:: Given instruction ::
Scan the lines below for the string "this" and copy every one that has it.

:: Source records ::
****************************************
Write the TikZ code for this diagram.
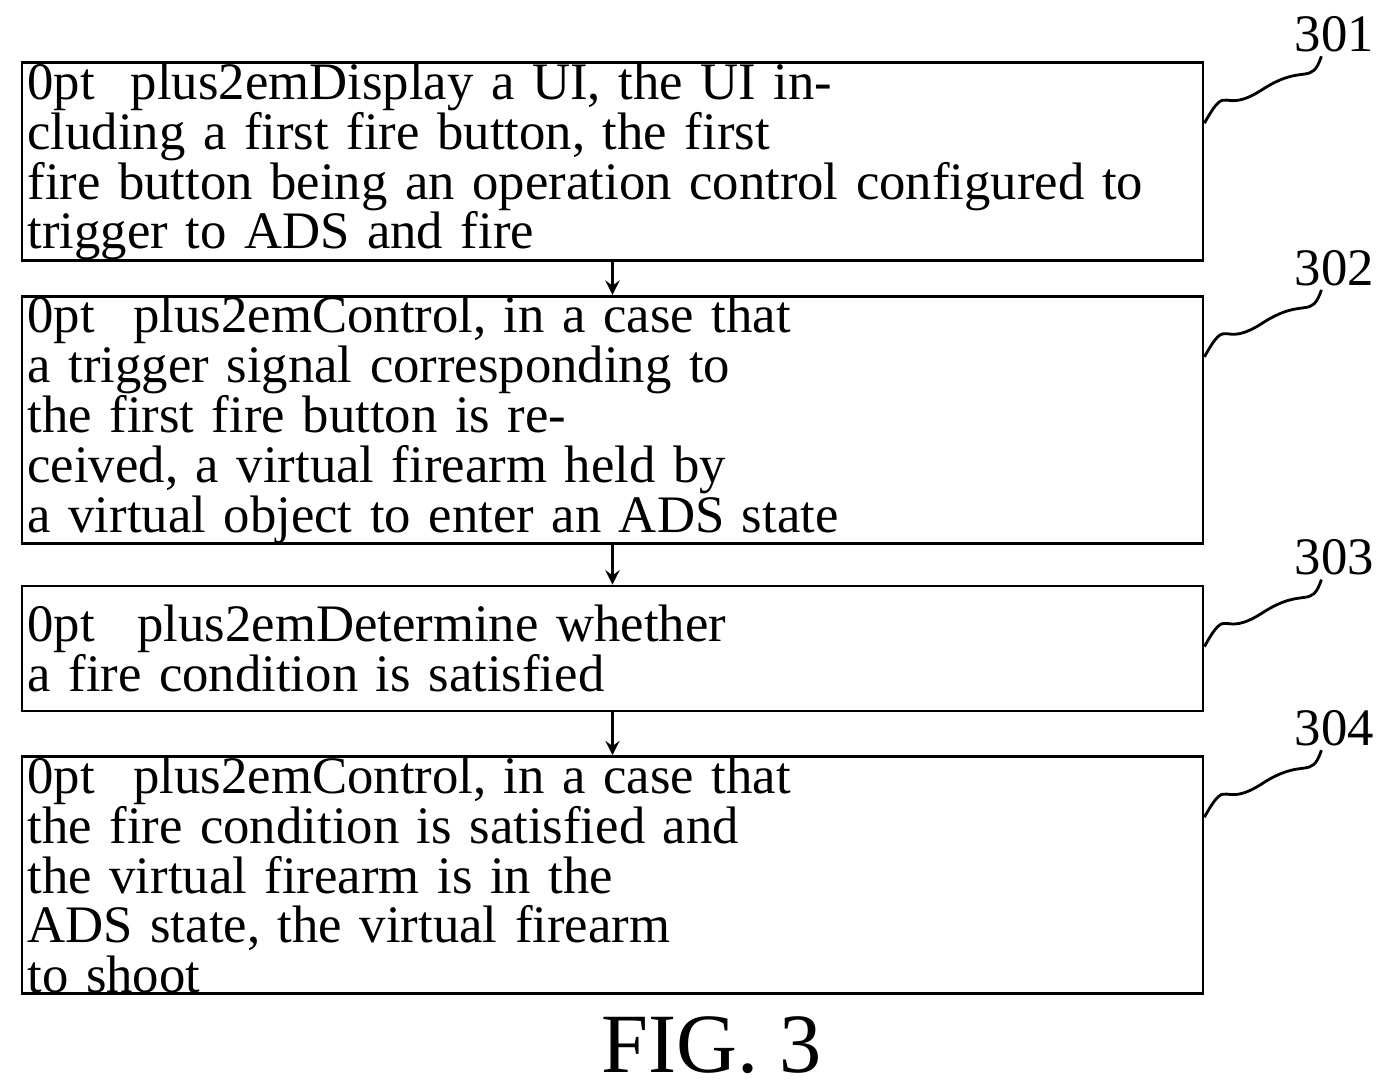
\documentclass[tikz,border=0pt]{standalone}
\usepackage{fontspec}
\setmainfont{Liberation Serif}
\usetikzlibrary{positioning}
\tikzstyle{stepbox} = [rectangle, minimum width=11.81cm, text width=11.7cm, align=center, draw=black, line width=0.8pt, font=\fontsize{15}{14.2}\selectfont\hyphenpenalty=10000, inner sep=0pt]
\tikzstyle{arrow} = [line width=0.8pt,->,>=stealth]
\tikzstyle{lead} = [line width=0.8pt]
\tikzstyle{num} = [font=\fontsize{15}{16}\selectfont]
\begin{document}
\begin{tikzpicture}
        \useasboundingbox (0,0) rectangle (13.9,10.92);
        \node (s301) [stepbox, minimum height=1.93cm] at (6.125,9.305) {Display a UI, the UI including a first fire button, the first\\ fire button being an operation control configured to\\ trigger to ADS and fire};
        \node (s302) [stepbox, minimum height=1.94cm] at (6.125,6.72) {Control, in a case that a trigger signal corresponding to\\ the first fire button is received, a virtual firearm held by\\ a virtual object to enter an ADS state};
        \node (s303) [stepbox, minimum height=1.25cm] at (6.125,4.435) {Determine whether a fire condition is satisfied};
        \node (s304) [stepbox, minimum height=1.9cm] at (6.125,2.17) {Control, in a case that the fire condition is satisfied and\\ the virtual firearm is in the ADS state, the virtual firearm\\ to shoot};

        \draw [arrow] (s301) -- (s302);
        \draw [arrow] (s302) -- (s303);
        \draw [arrow] (s303) -- (s304);

        % step numbers with curly leaders
        \foreach \s/\t in {s301/301,s302/302,s303/303,s304/304} {
            \node (\s n) [num] at ([xshift=1.3cm,yshift=0.27cm]\s.north east) {\t};
            \draw [lead] ([yshift=-0.62cm]\s.north east) .. controls +(0.25,0.45) and +(-0.45,-0.3) .. ++(0.6,0.35) .. controls +(0.4,0.25) and +(-0.1,-0.3) .. ([xshift=1.17cm,yshift=0.05cm]\s.north east);
        }

        \node (fig) [font=\fontsize{24}{26}\selectfont] at (7.12,0.47) {FIG. 3};
    \end{tikzpicture}
\end{document}
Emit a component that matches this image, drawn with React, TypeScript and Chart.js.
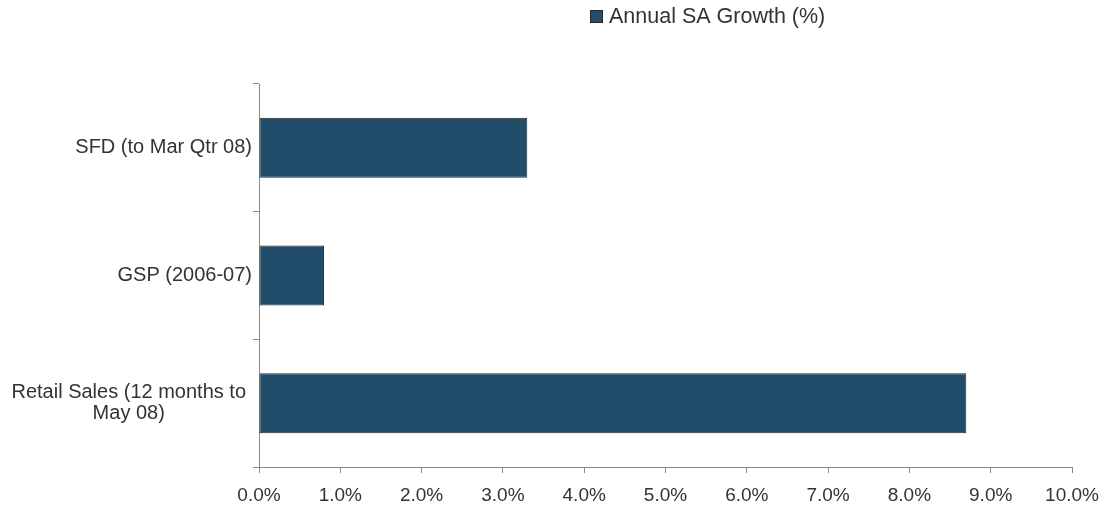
import React, { useEffect, useRef } from "react";
import { Chart, registerables } from "chart.js";

Chart.register(...registerables);

const categories: (string | string[])[] = [
  "SFD (to Mar Qtr 08)",
  "GSP (2006-07)",
  ["Retail Sales (12 months to", "May 08)"],
];
const seriesLabel = "Annual SA Growth (%)";
const growthValues = [3.3, 0.8, 8.7];
const xTickMin = 0;
const xTickMax = 10;
const xTickStep = 1;

const BAR_COLOR = "#214C6A";
const BAR_BORDER = "#262a2e";
const TEXT_COLOR = "#333333";
const AXIS_COLOR = "#8a8a8a";
const FONT = '"Liberation Sans", Arial, Helvetica, sans-serif';

const labelPlugin = {
  id: "customLabels",
  afterDraw(chart: any) {
    const ctx = chart.ctx;
    const yScale = chart.scales.y;
    ctx.save();
    // category labels
    ctx.font = `20px ${FONT}`;
    ctx.fillStyle = TEXT_COLOR;
    ctx.textBaseline = "middle";
    const right = yScale.right - 7;
    const lh = 21.5;
    (chart.data.labels as (string | string[])[]).forEach((lab, i) => {
      const y = yScale.getPixelForValue(i);
      const lines = Array.isArray(lab) ? lab : [lab];
      const widest = Math.max(...lines.map((l) => ctx.measureText(l).width));
      lines.forEach((ln, j) => {
        const ly = y + (j - (lines.length - 1) / 2) * lh;
        if (lines.length > 1) {
          ctx.textAlign = "center";
          ctx.fillText(ln, right - 6 - widest / 2, ly);
        } else {
          ctx.textAlign = "right";
          ctx.fillText(ln, right, ly);
        }
      });
    });
    // legend
    const ds = chart.data.datasets[0];
    const bx = 590;
    const by = 10;
    ctx.fillStyle = ds.backgroundColor;
    ctx.fillRect(bx, by, 13, 13);
    ctx.strokeStyle = ds.borderColor;
    ctx.lineWidth = 1;
    ctx.strokeRect(bx + 0.5, by + 0.5, 12, 12);
    ctx.font = `21.5px ${FONT}`;
    ctx.fillStyle = TEXT_COLOR;
    ctx.textAlign = "left";
    ctx.textBaseline = "middle";
    ctx.fillText(ds.label, bx + 19, by + 7);
    ctx.restore();
  },
};

export default function App() {
  const ref = useRef<HTMLCanvasElement | null>(null);
  useEffect(() => {
    if (!ref.current) return;
    const chart = new Chart(ref.current, {
      type: "bar",
      data: {
        labels: categories as any,
        datasets: [
          {
            label: seriesLabel,
            data: growthValues,
            backgroundColor: BAR_COLOR,
            borderColor: BAR_BORDER,
            borderWidth: 1,
            borderSkipped: false,
            categoryPercentage: 1,
            barPercentage: 0.47,
          },
        ],
      },
      options: {
        indexAxis: "y",
        responsive: false,
        animation: false,
        layout: { padding: { top: 84, right: 34, left: 0, bottom: 0 } },
        plugins: {
          legend: { display: false },
          tooltip: { enabled: false },
        },
        scales: {
          x: {
            type: "linear",
            min: xTickMin,
            max: xTickMax,
            ticks: {
              stepSize: xTickStep,
              callback: (v: any) => Number(v).toFixed(1) + "%",
              color: TEXT_COLOR,
              font: { family: FONT, size: 19, lineHeight: "34px" },
              padding: 6,
              maxRotation: 0,
            },
            grid: {
              drawOnChartArea: false,
              color: AXIS_COLOR,
              tickLength: 6,
            },
            border: { color: AXIS_COLOR, width: 1 },
            afterFit: (s: any) => {
              s.height = 39;
            },
          },
          y: {
            type: "category",
            ticks: { display: false },
            grid: {
              drawOnChartArea: false,
              color: AXIS_COLOR,
              tickLength: 6,
              offset: true,
            },
            border: { color: AXIS_COLOR, width: 1 },
            afterFit: (s: any) => {
              s.width = 259;
            },
          },
        },
      } as any,
      plugins: [labelPlugin],
    });
    return () => chart.destroy();
  }, []);
  return (
    <div style={{ position: "fixed", left: 0, top: 0, width: 1106, height: 506, background: "#fff" }}>
      <canvas ref={ref} width={1106} height={506} style={{ display: "block" }} />
    </div>
  );
}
****************************************
:: Right answer ::
Write the TikZ code for this diagram.
Emit a component that matches this image, drawn with React, TypeScript and Chart.js.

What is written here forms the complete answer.